The Berlin Wall 30 years later: A New Brunswick man remembers
Rothesay's Rick Hancox visited the Berlin Wall before, during and after its collapse.
It happened by mistake, but it was an error that spelled the end of the Berlin Wall.
On Nov. 9, 1989, thousands of East Germans walked from East to West Berlin while a few puzzled guards looked on, powerless to stop them.
Thirty years later, New Brunswick's Rick Hancox still loves to talk about what it was like to live in Germany and witness the end of the Cold War.
"Being part of it and sort of experiencing it — the before, the during and the after — it was quite fascinating," the Rothesay man said.
And it all started in a fascinating way, when a government official misspoke at a news conference.
In the fall of 1989, the Communist government in the German Democratic Republic was under tremendous pressure for change.
In October, a huge demonstration in Leipzig brought out at least 70,000 demonstrators. They wanted more freedom and a better life.
A slip of the tongue
The country was economically stagnant and faced shortages of even the most basic day-to-day items.
Other Eastern Bloc countries like Poland, Czechoslovakia, Romania and the Baltic States were seeing similar protests.
In an effort to satisfy demonstrators, East Germany's government moved to loosen travel restrictions.
But somehow, a hastily scribbled note on the new rules was passed to government spokesman Günter Schabowski just before his regular news conference.
"Private travel outside the country can now be applied for without prerequisites," he read.
The reporters were shocked and asked when this would take effect.
Stuck for an answer, Schabowski said it was immediate.
That evening, thousands showed up at checkpoints all along the East German/West German border.
Hancox was in Germany as part of a NATO shipbuilding project, based in Hamburg, which was only about 50 kilometres from the border.
When East Germans were suddenly free to cross, some headed to Hamburg.
"You could pick out the East Germans immediately in the downtown." Hancox said.
"Stores were getting ready for Christmas and all the lights and displays and so on, and you could pick out the East Germans standing in front of the shop windows, just taking in all the electronics, and all the lights, and all the glitz and glamour."
Hancox remembers a conversation with one gentleman who had trouble absorbing what he was seeing.

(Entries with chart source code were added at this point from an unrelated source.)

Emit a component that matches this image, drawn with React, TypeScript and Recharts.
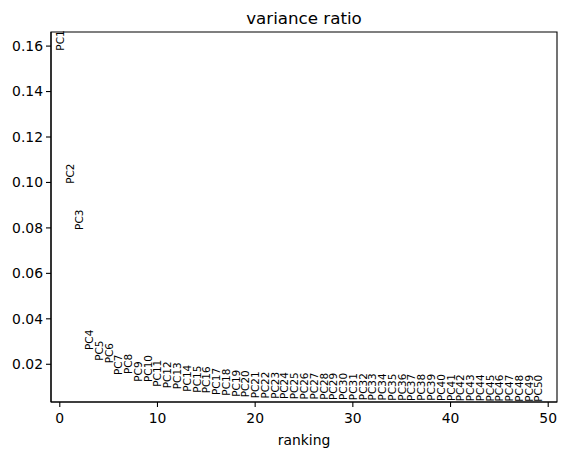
import { ScatterChart, Scatter, XAxis, YAxis, ReferenceArea } from "recharts";

const pcLabels = [
  "PC1", "PC2", "PC3", "PC4", "PC5", "PC6", "PC7", "PC8", "PC9", "PC10",
  "PC11", "PC12", "PC13", "PC14", "PC15", "PC16", "PC17", "PC18", "PC19", "PC20",
  "PC21", "PC22", "PC23", "PC24", "PC25", "PC26", "PC27", "PC28", "PC29", "PC30",
  "PC31", "PC32", "PC33", "PC34", "PC35", "PC36", "PC37", "PC38", "PC39", "PC40",
  "PC41", "PC42", "PC43", "PC44", "PC45", "PC46", "PC47", "PC48", "PC49", "PC50",
];

const varianceRatio = [
  0.158, 0.0994, 0.0791, 0.0263, 0.0215, 0.0204, 0.0153, 0.0157, 0.0123, 0.0122,
  0.0101, 0.0094, 0.009, 0.0079, 0.0075, 0.0072, 0.0065, 0.0062, 0.0057, 0.0055,
  0.005, 0.0049, 0.0048, 0.0047, 0.0046, 0.0045, 0.0045, 0.0044, 0.0043, 0.0043,
  0.0042, 0.0042, 0.0041, 0.0041, 0.004, 0.004, 0.0039, 0.0039, 0.0039, 0.0038,
  0.0038, 0.0037, 0.0037, 0.0037, 0.0036, 0.0036, 0.0036, 0.0035, 0.0035, 0.0035,
];

const xTicks = [0, 10, 20, 30, 40, 50];
const yTicks = [0.02, 0.04, 0.06, 0.08, 0.1, 0.12, 0.14, 0.16];

const data = varianceRatio.map((v, i) => ({ rank: i, ratio: v, name: pcLabels[i] }));

const font = "'DejaVu Sans', sans-serif";

// rotated label standing on its data point, like matplotlib's vertical text
function PcLabel(props: any) {
  const { cx, cy, payload } = props;
  if (cx == null || cy == null) return null;
  return (
    <text
      x={cx}
      y={cy}
      transform={`rotate(-90 ${cx} ${cy})`}
      textAnchor="start"
      dominantBaseline="central"
      fontSize={10.5}
      fontFamily={font}
      fill="#000"
    >
      {payload.name}
    </text>
  );
}

export default function App() {
  const tick = { fill: "#000", fontSize: 13.9, fontFamily: font };
  return (
    <div style={{ position: "absolute", left: 0, top: 0, width: 566, height: 455, background: "#fff" }}>
      <div
        style={{
          position: "absolute",
          left: 51,
          width: 506,
          top: 10,
          textAlign: "center",
          fontFamily: font,
          fontSize: 16.7,
          lineHeight: "16.7px",
          color: "#000",
        }}
      >
        variance ratio
      </div>
      <ScatterChart width={566} height={455} margin={{ top: 32, right: 9, left: 0, bottom: 0 }}>
        <XAxis
          type="number"
          dataKey="rank"
          domain={[-0.9, 50.9]}
          ticks={xTicks}
          height={53}
          tickSize={5}
          tickMargin={6}
          tick={tick}
          stroke="#000"
          strokeWidth={1.1}
          label={{ value: "ranking", position: "insideBottom", offset: 10, fill: "#000", fontSize: 13.9, fontFamily: font }}
        />
        <YAxis
          type="number"
          dataKey="ratio"
          domain={[0.0034, 0.1662]}
          ticks={yTicks}
          width={51}
          tickSize={5}
          tickMargin={3}
          tick={tick}
          tickFormatter={(v: number) => v.toFixed(2)}
          stroke="#000"
          strokeWidth={1.1}
        />
        <ReferenceArea x1={-0.9} x2={50.9} y1={0.0034} y2={0.1662} fill="none" stroke="#000" strokeWidth={1.1} />
        <Scatter data={data} shape={PcLabel} isAnimationActive={false} />
      </ScatterChart>
    </div>
  );
}
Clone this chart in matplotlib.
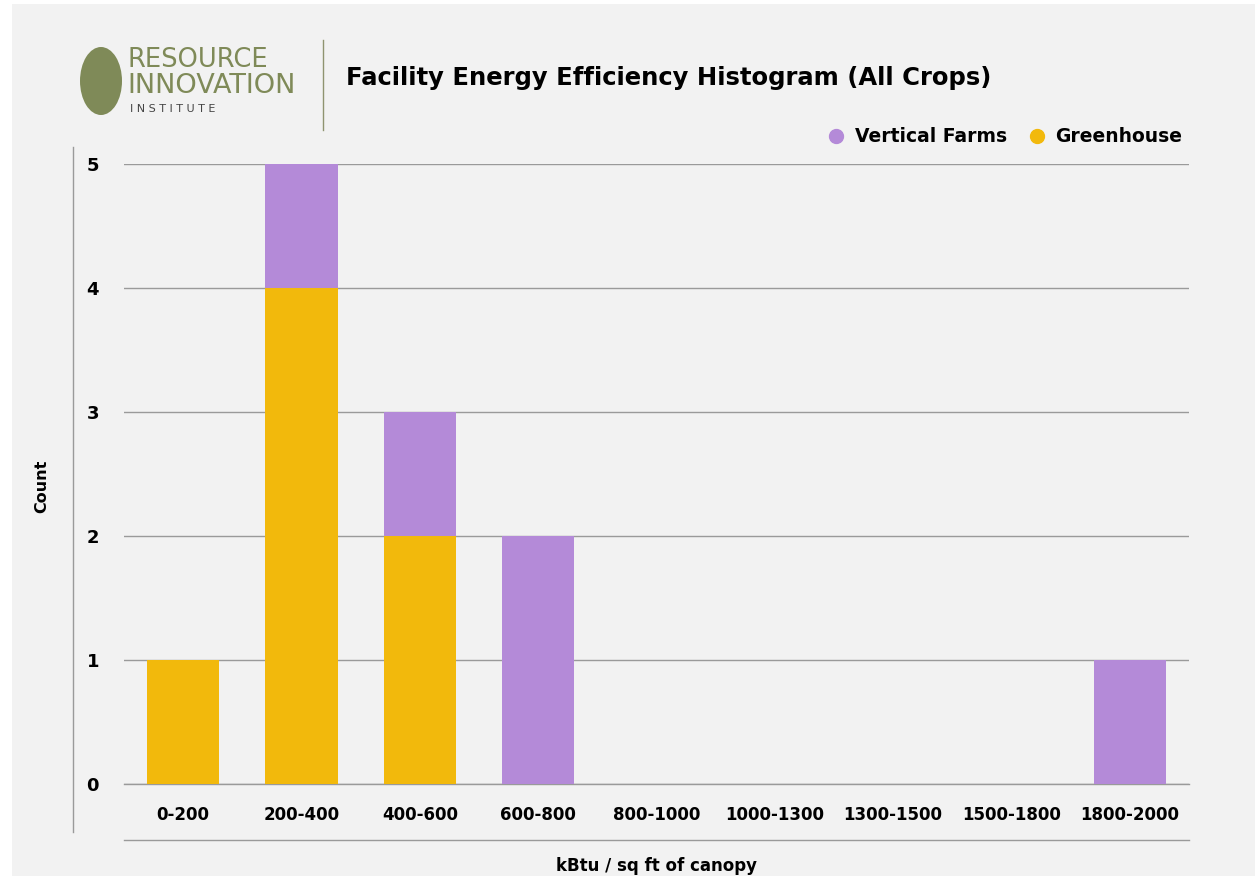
import matplotlib
matplotlib.use('Agg')
import matplotlib.pyplot as plt
from matplotlib.patches import Ellipse, Rectangle
from matplotlib.lines import Line2D
import numpy as np

# 数据
categories = ['0-200', '200-400', '400-600', '600-800', '800-1000',
              '1000-1300', '1300-1500', '1500-1800', '1800-2000']
greenhouse = [1, 4, 2, 0, 0, 0, 0, 0, 0]
vertical_farms = [0, 1, 1, 2, 0, 0, 0, 0, 1]
y_ticks = [0, 1, 2, 3, 4, 5]

GOLD = '#F2B90C'
PURPLE = '#B48AD8'
OLIVE = '#7F8A58'
BG = '#F2F2F2'
GRID = '#9A9A9A'

plt.rcParams['font.family'] = ['DejaVu Sans']

W, H = 1255, 876
fig = plt.figure(figsize=(W / 100, H / 100), dpi=100)
fig.patch.set_facecolor('white')

def fx(px):
    return px / W

def fy(py):
    return 1 - py / H

# 灰色背景面板
fig.add_artist(Rectangle((fx(12), 0), 1 - fx(12), fy(4), transform=fig.transFigure,
                         facecolor=BG, edgecolor='none', zorder=0))

ax = fig.add_axes([fx(124), fy(784), fx(1189) - fx(124), fy(164) - fy(784)])
ax.set_facecolor('none')

x = np.arange(len(categories))
ax.bar(x, greenhouse, width=0.61, color=GOLD, zorder=3)
ax.bar(x, vertical_farms, width=0.61, bottom=greenhouse, color=PURPLE, zorder=3)
ax.axhline(0, color=GRID, linewidth=1, zorder=2, clip_on=False)

ax.set_xlim(-0.5, len(categories) - 0.5)
ax.set_ylim(0, 5)
ax.set_yticks(y_ticks)
ax.set_yticklabels([str(t) for t in y_ticks], fontsize=13, fontweight='bold')
ax.set_xticks(x)
ax.set_xticklabels(categories, fontsize=12, fontweight='bold')
ax.tick_params(axis='y', length=0, pad=18)
ax.tick_params(axis='x', length=0, pad=16)
for s in ax.spines.values():
    s.set_visible(False)
ax.yaxis.grid(True, color=GRID, linewidth=1, zorder=1)
ax.set_axisbelow(True)

# 坐标轴标签
fig.text(fx(42), fy(486), 'Count', rotation=90, ha='center', va='center',
         fontsize=11.5, fontweight='bold')
fig.text(fx(656), fy(857), 'kBtu / sq ft of canopy', ha='center', va='top',
         fontsize=12, fontweight='bold')

# 额外的线
fig.add_artist(Line2D([fx(73), fx(73)], [fy(147), fy(832)], transform=fig.transFigure,
                      color=GRID, linewidth=1))
fig.add_artist(Line2D([fx(124), fx(1189)], [fy(840), fy(840)], transform=fig.transFigure,
                      color=GRID, linewidth=1))
fig.add_artist(Line2D([fx(323), fx(323)], [fy(40), fy(130)], transform=fig.transFigure,
                      color='#8F9470', linewidth=1))

# 标题
fig.text(fx(346), fy(78), 'Facility Energy Efficiency Histogram (All Crops)',
         ha='left', va='center', fontsize=17.5, fontweight='bold')

# 图例
fig.legend(handles=[
    Line2D([], [], marker='o', linestyle='none', color=PURPLE, markersize=10, label='Vertical Farms'),
    Line2D([], [], marker='o', linestyle='none', color=GOLD, markersize=10, label='Greenhouse')],
    loc='center right', bbox_to_anchor=(fx(1190), fy(137)), ncol=2, frameon=False,
    handletextpad=0.0, columnspacing=0.6, borderaxespad=0,
    prop={'weight': 'bold', 'size': 13.5})

# logo
fig.add_artist(Ellipse((fx(101), fy(81)), fx(42), 68 / H, angle=0,
                       transform=fig.transFigure, facecolor=OLIVE, edgecolor='none'))
fig.text(fx(128), fy(60), 'RESOURCE', color=OLIVE, fontsize=18.5,
         ha='left', va='center', family='Liberation Sans Narrow')
fig.text(fx(127), fy(86), 'INNOVATION', color=OLIVE, fontsize=19.5,
         ha='left', va='center', family='Liberation Sans Narrow')
fig.text(fx(130), fy(109), 'I N S T I T U T E', color='#444444', fontsize=8,
         ha='left', va='center')

fig.savefig('out.png', dpi=100, facecolor=fig.get_facecolor())
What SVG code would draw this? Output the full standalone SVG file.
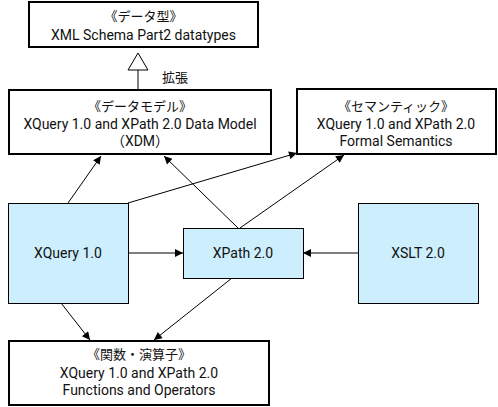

"He said 'You can't begin to understand what it's like to realize you've been lied to for 40 years. We were always told the wall was put up there to keep out the bad Western influence and to protect us. And we come across [from] the East and we see the civilization, we see this plenty, this abundance. We can go in the store, we could buy whatever we want, whenever we want.'"
Hancox said that in the first week, it became clear what East Germans wanted most.
"They cleaned out the border towns of coffee, fresh fruit, and small electronics."
'Heavy military presence'
It's little wonder the newfound freedom was difficult for them to absorb. Hancox described what it was like to get back to the West by train at the height of the Cold War in 1981.
"You got on the train, it was sealed. The East German guards came on. They took your passports. They checked you out. They looked at your bags. The train was sealed."
Then, when the train crossed into West Germany, "they came on again," Hancox said. "They did another inspection and you got off.
"It was very heavy military presence."
And it truly hit home looking into the no-man's land between East and West Berlin
"Minefields, anti-tank barricades, machine gun nests, armed guards patrolling, dogs on leashes patrolling," Hancox said, "It was pretty intimidating."
His trip back to Berlin in 1989 in the wake of the events on Nov. 9 was a very different experience.
"As we got closer to the wall, you could hear this noise … and the closer you got to the wall you realized it was people hammering, chipping away at the wall.
"I've got a picture here of people chipping away at the wall, with the guards — East German guards — walking along the top of the wall, just not paying any attention."
"It was really an exciting time. You could feel the buzz in the air."
What struck Hancox most about that 1989 trip was one of the many memorials to East Germans who died trying to get over the wall.
It was for Winfried Freudenberg.
"The last person [to die] trying to escape over the wall was March of 1989," Hancox said, "and the wall came down in November of 89".
Hancox returned to Berlin in 2014. In just 25 years, the reintegration of the two cities into one has been "seamless," he said.
And the famous Brandenburg Gate has become the symbol of that success.
Before the wall came down, it was in East Berlin, just a stone's throw from the wall.
For Hancox, the before and after photos couldn't be more different.
"When you look at it there, buried behind the wall, and then you look at it when the wall's come down and it's a, you know, it's a people place. It's a big plaza and people are attracted to it."